As I previously commented here:
All of that is to say the building is of naught. There is nothing especially sacred about the space in which we meet. God does not “live at the church”. In fact, five minutes in any church that meets in rented accommodation quickly bursts any illusion that the pulpit stands on holy ground or the meeting hall represents hallowed ground (unless, of course, you think the school assemblies [and lunches] that happen there the rest of the week are sacred too).
God dwells among his people by virtue of the Spirit he has put into their hearts. He does not specially imbue the building with his presence but rather is present with his people by the Spirit dwelling in their hearts.
Taken together, it is difficult to understand the problem. If you invite tourists qua tourists into your church – and there is no reason to consider your church building any more sacred than any other building – why on earth would you be bothered about the taking of selfies?
I would be bemused if tourists decided to wander around our 1970s building. However, imagining that somewhere there is a group of 70s architectural enthusiasts, what would we make of them coming in? Certainly tourists are welcome in our church. However, we would not be welcoming them as tourists per se but as people wandering into a church. Do I think there is anything inherently problematic about them photographing the architecture for its own sense? Not really. Do I think it wrong to take photos in the church?

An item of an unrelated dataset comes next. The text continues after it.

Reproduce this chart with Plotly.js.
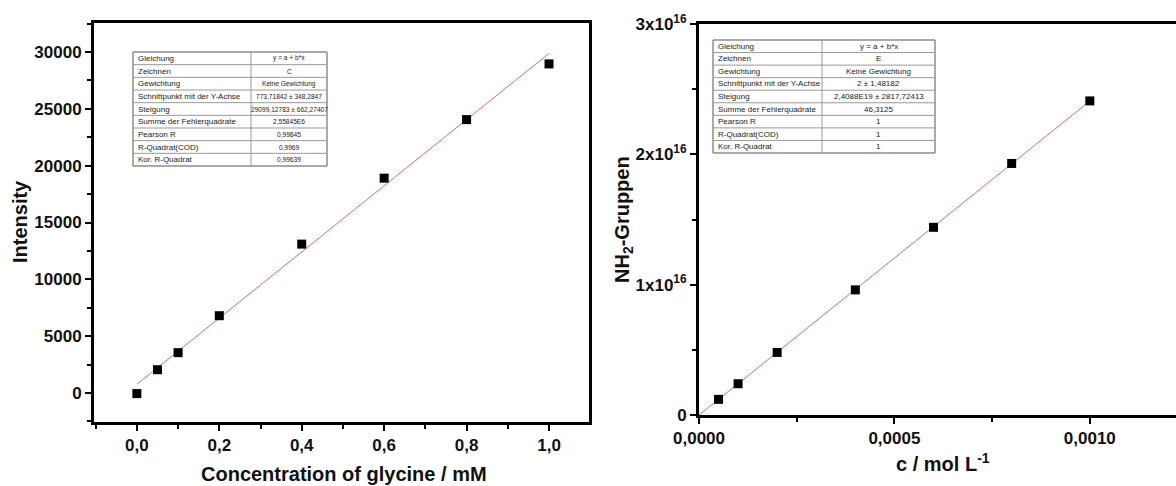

We have photos on our website of the service and plenty of people take photos of the notices slide; it’s no problem.
So where is the disrespect? If it isn’t interrupting the worship of God for the believer, where is the problem? If it brings the unbeliever into the church to hear the word of God proclaimed, what precisely is the issue? It seems more hypocritical of the church to set itself up as a tourist trap and then decry the tourists it enticed for being tourists. Either don’t welcome them as tourists at all or praise God that some who would not hear the gospel have engaged at the expense of taking a selfie.
Whatever your view, let’s not claim it’s because the space is sacred. It isn’t.